I've seen things like this at a lot of stores. Most likely Walmart isn't breaking the law here--it would too foolish even for them.

Meier and Frank (a big, fancy department store in Oregon) has crazy sales all the time--30%, 40%, 50% off. If you ever buy something at full price there, you are a fool--they are on sale literally over half the time. The point is to call it a sale. It's stupid, and people are stupid for falling for it.


----------



## weebitty2 (Jun 16, 2004)

Walmart rollbacks -

they aren't really "rollbacks." When I worked as stock/cashier/ICS at WalMart, some things are placed on the shelves at 25-40% above "suggested retail price" as dictated by their manufacturer. If WM can't sell them at that price, they'll drop it anywhere from 10cents to 20 bucks depending on the department, which still nets them a damn good profit, just not the up to 40% they were expecting. if the MSRP goes up (which like the example above - kraft dinner - has - from .49 to .59) wm will raise the price to the MSRP again, then a week or so later "rollback" it to "only" 25% above instead of 40%.

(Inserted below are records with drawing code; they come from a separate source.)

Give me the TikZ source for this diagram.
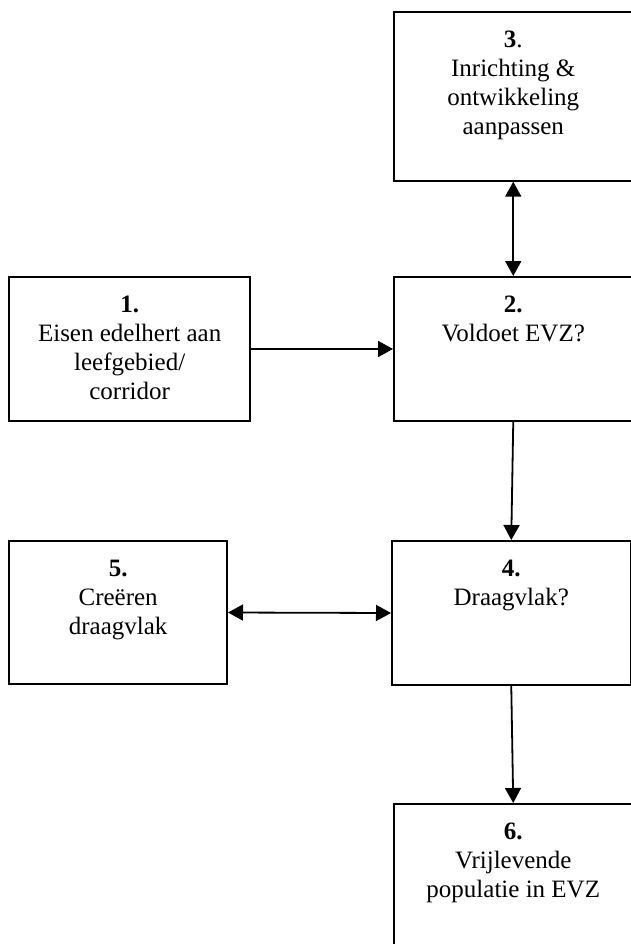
\documentclass[tikz,border=0pt]{standalone}
\usepackage{fontspec}
\setmainfont{Liberation Serif}
\usetikzlibrary{arrows.meta}
\tikzset{
  box/.style={draw=black, line width=2pt, inner sep=0pt, rectangle},
  txt/.style={inner sep=0pt, align=center, anchor=north, font=\fontsize{25}{29}\selectfont},
  conn/.style={line width=1.8pt, -{Triangle[length=15pt,width=16pt]}},
  conn2/.style={line width=1.8pt, {Triangle[length=15pt,width=16pt]}-{Triangle[length=15pt,width=16pt]}},
}
\begin{document}
\begin{tikzpicture}[x=1pt,y=1pt]
\useasboundingbox (0,0) rectangle (631,-944);
% boxes
\node[box, minimum width=238.5pt, minimum height=168.4pt] (b3) at (513.25,-96.5) {};
\node[box, minimum width=238.5pt, minimum height=144pt] (b2) at (513.25,-349) {};
\node[box, minimum width=240.7pt, minimum height=144pt] (b1) at (129.65,-349) {};
\node[box, minimum width=238.5pt, minimum height=144pt] (b4) at (511.25,-613) {};
\node[box, minimum width=217.7pt, minimum height=143pt] (b5) at (118.15,-612.5) {};
\node[box, minimum width=238.5pt, minimum height=160pt] (b6) at (513.25,-884) {};
% texts
\node[txt] (t3) at ([yshift=-19.7pt]b3.north) {\textbf{3}.\\Inrichting \&\\ontwikkeling\\aanpassen};
\node[txt] (t2) at ([yshift=-19.7pt]b2.north) {\textbf{2.}\\Voldoet EVZ?};
\node[txt] (t1) at ([yshift=-19.7pt]b1.north) {\textbf{1.}\\Eisen edelhert aan\\leefgebied/\\corridor};
\node[txt] (t4) at ([yshift=-19.7pt]b4.north) {\textbf{4.}\\Draagvlak?};
\node[txt] (t5) at ([yshift=-19.7pt]b5.north) {\textbf{5.}\\Creëren\\draagvlak};
\node[txt] (t6) at ([yshift=-19.7pt]b6.north) {\textbf{6.}\\Vrijlevende\\populatie in EVZ};
% connectors
\draw[conn2] (b3.south) -- (b2.north);
\draw[conn] (b1.east) -- (b2.west);
\draw[conn] (b2.south) -- (b4.north);
\draw[conn2] (b5.east) -- (b4.west);
\draw[conn] (b4.south) -- (b6.north);
\end{tikzpicture}
\end{document}
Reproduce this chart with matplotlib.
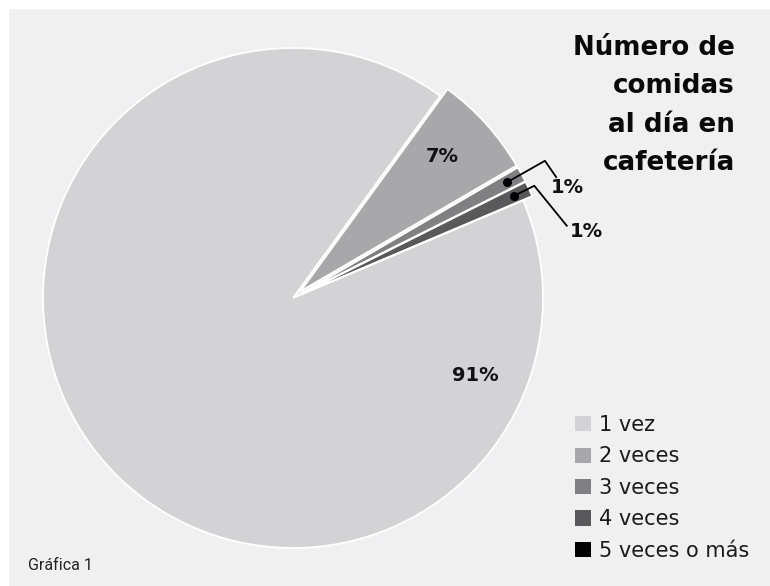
import matplotlib
matplotlib.use("Agg")
import matplotlib.pyplot as plt
from matplotlib.patches import Rectangle, Patch
import numpy as np

categories = ["1 vez", "2 veces", "3 veces", "4 veces", "5 veces o más"]
values = [91.4, 6.6, 1.0, 1.0, 0.0]
colors = ["#d3d3d5", "#a8a8aa", "#808082", "#59595b", "#000000"]
title = "Número de\ncomidas\nal día en\ncafetería"
caption = "Gráfica 1"

W, H = 770, 586
fig = plt.figure(figsize=(W / 100, H / 100), dpi=100)
fig.patch.set_facecolor("white")
fig.add_artist(Rectangle((9 / W, 0), 1, 1 - 9 / H, transform=fig.transFigure,
                         facecolor="#f0f0f0", edgecolor="none", zorder=0))

cx, cy, R = 293, 298, 250
ax = fig.add_axes([(cx - R) / W, (H - cy - R) / H, 2 * R / W, 2 * R / H])
ax.axis("off")

explode = [0, 0.04, 0.04, 0.04, 0.04]
wedges, _ = ax.pie(values, colors=colors, startangle=23, counterclock=False,
                   explode=explode, radius=1,
                   wedgeprops=dict(edgecolor="white", linewidth=1.3))
ax.set_xlim(-1, 1)
ax.set_ylim(-1, 1)
ax.set_aspect("equal")
for w in wedges:
    w.set_clip_on(False)

total = sum(values)
bold = dict(fontsize=14, fontweight="bold", color="#111111", family="DejaVu Sans")

def mid(w):
    return np.deg2rad((w.theta1 + w.theta2) / 2)

# 91% label
ax.text(0.73, -0.31, f"{values[0]/total*100:.0f}%", ha="center", va="center", **bold)
# 7% label
a = mid(wedges[1])
ax.text(0.82 * np.cos(a) - 0.01, 0.82 * np.sin(a) + 0.018, f"{values[1]/total*100:.0f}%",
        ha="center", va="center", **bold)

# leader lines for the small slices
offsets = [
    [(0.15, 0.085), (0.195, 0.02)],
    [(0.08, 0.04), (0.21, -0.12)],
]
label_off = [(0.045, -0.04), (0.08, -0.024)]
for i, idx in enumerate([2, 3]):
    w = wedges[idx]
    a = mid(w)
    rr = 0.935 + explode[idx]
    dx, dy = rr * np.cos(a), rr * np.sin(a)
    pts = [(dx, dy)] + [(dx + ox, dy + oy) for ox, oy in offsets[i]]
    xs, ys = zip(*pts)
    ax.plot(xs, ys, color="black", lw=1.3, clip_on=False)
    ax.plot([dx], [dy], "o", color="black", ms=5.5, clip_on=False)
    ex, ey = pts[-1]
    ax.text(ex + label_off[i][0], ey + label_off[i][1], f"{values[idx]/total*100:.0f}%",
            ha="center", va="center", **bold)

fig.text(735 / W, 1 - 35 / H, title, ha="right", va="top", fontsize=18.8,
         fontweight="bold", family="DejaVu Sans", linespacing=1.62, color="#0a0a0a")

handles = [Patch(facecolor=c, edgecolor="none") for c in colors]
fig.legend(handles, categories, loc="upper left",
           bbox_to_anchor=(575 / W, 1 - 415 / H), frameon=False,
           prop=dict(family="DejaVu Sans", size=15), handlelength=0.75,
           handleheight=0.75, handletextpad=0.4, labelspacing=0.55,
           labelcolor="#1a1a1a", borderaxespad=0, borderpad=0)

fig.text(28 / W, 1 - 565 / H, caption, ha="left", va="center", fontsize=11.5,
         family="Roboto", color="#222222")

fig.savefig("out.png", dpi=100, facecolor=fig.get_facecolor())
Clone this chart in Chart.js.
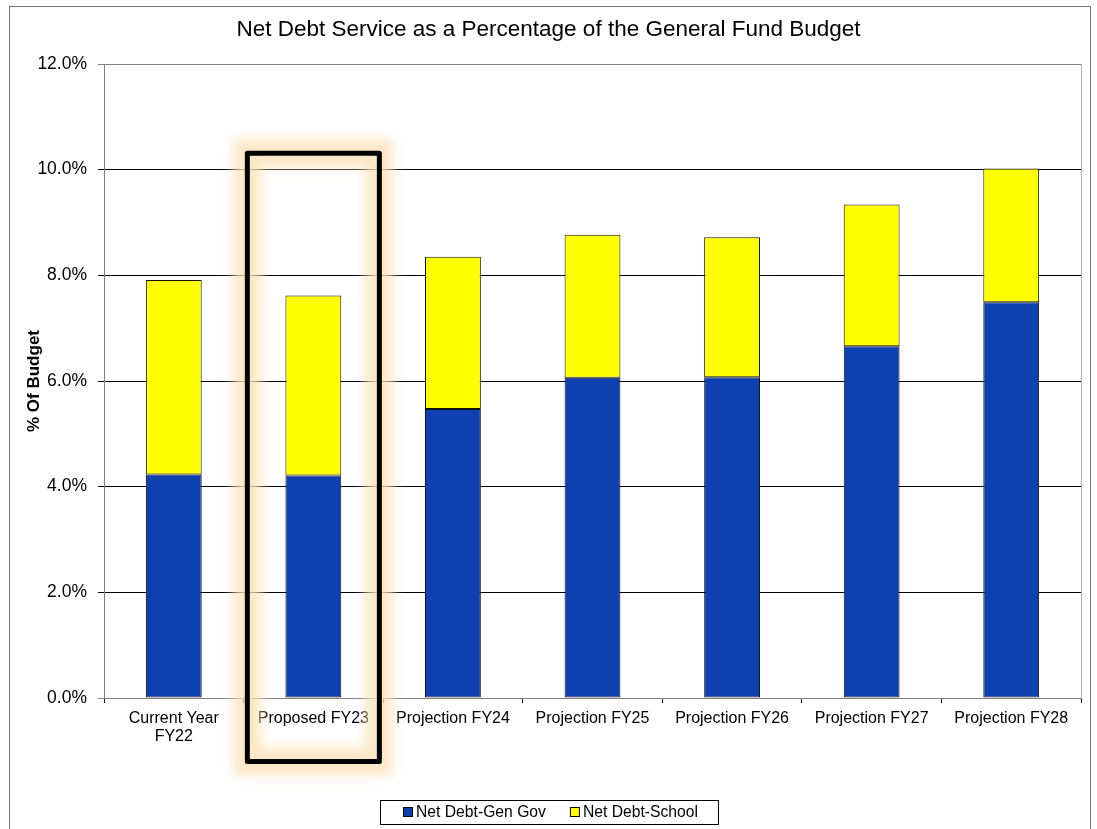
<!DOCTYPE html>
<html><head><meta charset="utf-8">
<script src="https://cdn.jsdelivr.net/npm/chart.js@4"></script>
<style>html,body{margin:0;padding:0;background:#fff;overflow:hidden}#wrap{width:1097px;height:829px;position:relative}canvas{display:block}</style>
</head><body><div id="wrap"><canvas id="c" width="1097" height="829"></canvas></div>
<script>
// ---- data ----
const categories = [['Current Year', 'FY22'], 'Proposed FY23', 'Projection FY24', 'Projection FY25', 'Projection FY26', 'Projection FY27', 'Projection FY28'];
const genGovValues = [4.23, 4.21, 5.47, 6.06, 6.07, 6.66, 7.49];
const schoolValues = [3.68, 3.41, 2.88, 2.71, 2.65, 2.68, 2.53];
const seriesNames = ['Net Debt-Gen Gov', 'Net Debt-School'];
const yTicks = [0, 2, 4, 6, 8, 10, 12];
const chartTitle = 'Net Debt Service as a Percentage of the General Fund Budget';
const yAxisTitle = '% Of Budget';
// highlighted category and its frame extent (in % units)
const highlightIndex = 1;
const highlightRange = [-1.20, 10.31];

const FONT = 'Arial, "Liberation Sans", sans-serif';
Chart.defaults.font.family = FONT;
Chart.defaults.color = '#000';

const framePlugin = {
  id: 'frame',
  beforeDraw(chart) {
    const ctx = chart.ctx;
    ctx.save();
    ctx.fillStyle = '#fff';
    ctx.fillRect(0, 0, chart.width, chart.height);
    ctx.strokeStyle = '#777';
    ctx.lineWidth = 1;
    ctx.strokeRect(9.5, 6.5, 1081, 900);
    ctx.restore();
  },
  beforeDatasetsDraw(chart) {
    const {ctx, chartArea: a} = chart;
    ctx.save();
    ctx.lineWidth = 1;
    ctx.strokeStyle = '#b0b0b0';
    ctx.beginPath();
    ctx.moveTo(Math.round(a.right) + 0.5, a.top);
    ctx.lineTo(Math.round(a.right) + 0.5, a.bottom);
    ctx.stroke();
    ctx.restore();
  }
};

const highlightPlugin = {
  id: 'highlight',
  afterDraw(chart) {
    const {ctx} = chart;
    const xs = chart.scales.x, ys = chart.scales.y;
    const cw = xs.getPixelForValue(1) - xs.getPixelForValue(0);
    const cx = xs.getPixelForValue(highlightIndex);
    const L = cx - cw * 0.473, R = cx + cw * 0.473;
    const T = ys.getPixelForValue(highlightRange[1]);
    const B = ys.getPixelForValue(highlightRange[0]);
    ctx.save();
    ctx.filter = 'blur(6px)';
    ctx.strokeStyle = 'rgba(251,226,185,0.8)';
    ctx.lineWidth = 28;
    ctx.strokeRect(L, T, R - L, B - T);
    ctx.filter = 'none';
    ctx.strokeStyle = '#000';
    ctx.lineWidth = 5;
    ctx.lineJoin = 'round';
    ctx.strokeRect(L, T, R - L, B - T);
    ctx.restore();
  }
};

const legendPlugin = {
  id: 'boxLegend',
  afterDraw(chart) {
    const {ctx} = chart;
    const items = chart.data.datasets.map(d => ({text: d.label, color: d.backgroundColor}));
    ctx.save();
    ctx.font = '15.7px ' + FONT;
    const widths = items.map(it => ctx.measureText(it.text).width);
    const padL = 23, padR = 20, box = 10, gap = 3, itemGap = 24;
    let total = padL + padR;
    widths.forEach((w, i) => { total += box + gap + w + (i > 0 ? itemGap : 0); });
    const left = Math.round(chart.width / 2 - total / 2) + 1;
    const top = 800, h = 24, cy = top + h / 2;
    ctx.strokeStyle = '#000';
    ctx.lineWidth = 1;
    ctx.strokeRect(left + 0.5, top + 0.5, total, h);
    let x = left + padL;
    ctx.textBaseline = 'middle';
    ctx.textAlign = 'left';
    items.forEach((it, i) => {
      if (i > 0) x += itemGap;
      ctx.fillStyle = it.color;
      ctx.fillRect(x, cy - 5, box, box);
      ctx.strokeStyle = '#000';
      ctx.strokeRect(x + 0.5, cy - 5 + 0.5, box - 1, box - 1);
      x += box + gap;
      ctx.fillStyle = '#000';
      ctx.fillText(it.text, x, cy + 1);
      x += widths[i];
    });
    ctx.restore();
  }
};

const barColors = ['#0E40B0', '#FFFF00'];

new Chart(document.getElementById('c'), {
  type: 'bar',
  data: {
    labels: categories,
    datasets: [
      {label: seriesNames[0], data: genGovValues, backgroundColor: barColors[0], borderColor: '#111', borderWidth: 1, borderSkipped: false, categoryPercentage: 1, barPercentage: 0.4},
      {label: seriesNames[1], data: schoolValues, backgroundColor: barColors[1], borderColor: '#111', borderWidth: 1, borderSkipped: false, categoryPercentage: 1, barPercentage: 0.4}
    ]
  },
  options: {
    responsive: false,
    animation: false,
    devicePixelRatio: 1,
    layout: {padding: {left: 16, right: 16, top: 0, bottom: 0}},
    plugins: {
      legend: {display: false},
      tooltip: {enabled: false},
      title: {display: true, text: chartTitle, color: '#000', font: {size: 22.5, weight: 'normal'}, padding: {top: 16, bottom: 21}}
    },
    scales: {
      x: {
        stacked: true,
        grid: {drawOnChartArea: false, drawTicks: true, tickLength: 5, color: '#000', offset: true},
        border: {color: '#808080'},
        ticks: {color: '#000', font: {size: 16, lineHeight: 1.15}, padding: 6, maxRotation: 0, autoSkip: false},
        afterFit: s => { s.height = 131; }
      },
      y: {
        stacked: true,
        min: yTicks[0],
        max: yTicks[yTicks.length - 1],
        afterBuildTicks: s => { s.ticks = yTicks.map(v => ({value: v})); },
        grid: {color: c => (c.tick && (c.tick.value === 12 || c.tick.value === 0)) ? '#808080' : '#000', tickLength: 6},
        border: {color: '#808080'},
        ticks: {color: '#000', font: {size: 17.5}, padding: 11, callback: v => Number(v).toFixed(1) + '%'},
        title: {display: true, text: yAxisTitle, color: '#000', font: {size: 17, weight: 'bold'}, padding: {top: 8, bottom: 0}},
        afterFit: s => { s.width = 88; }
      }
    }
  },
  plugins: [framePlugin, highlightPlugin, legendPlugin]
});
</script>
</body></html>
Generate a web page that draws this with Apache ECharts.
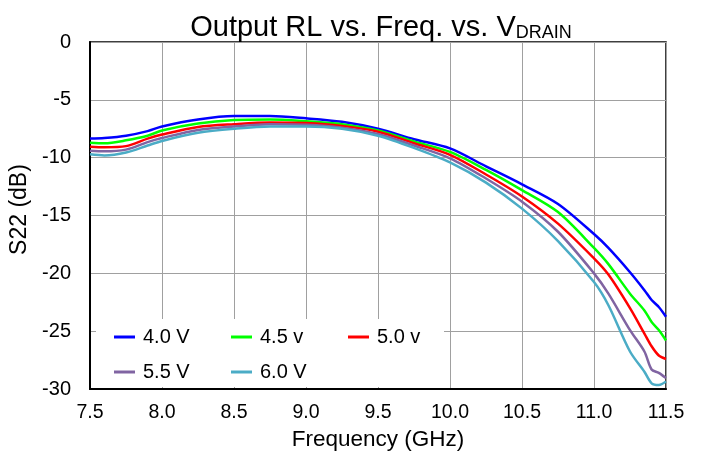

The other thing you really have to watch .. is when their price changes go into effect or MSRP gets higher - like rollbacks - they'll put up a rollback sign that says "Now: .79." and in tiny letters below you'll see like .. "Was: .69." But since most people only look for the big #'s on the signs signs, not read what the signs actually say, they don't realise they're getting screwed.

(Here's the kicker. Do you know what our store was paying per box of kraft dinner that sells for .79? A whopping $.029. Yes, less than 3 cents.)


----------



## jannan (Oct 30, 2002)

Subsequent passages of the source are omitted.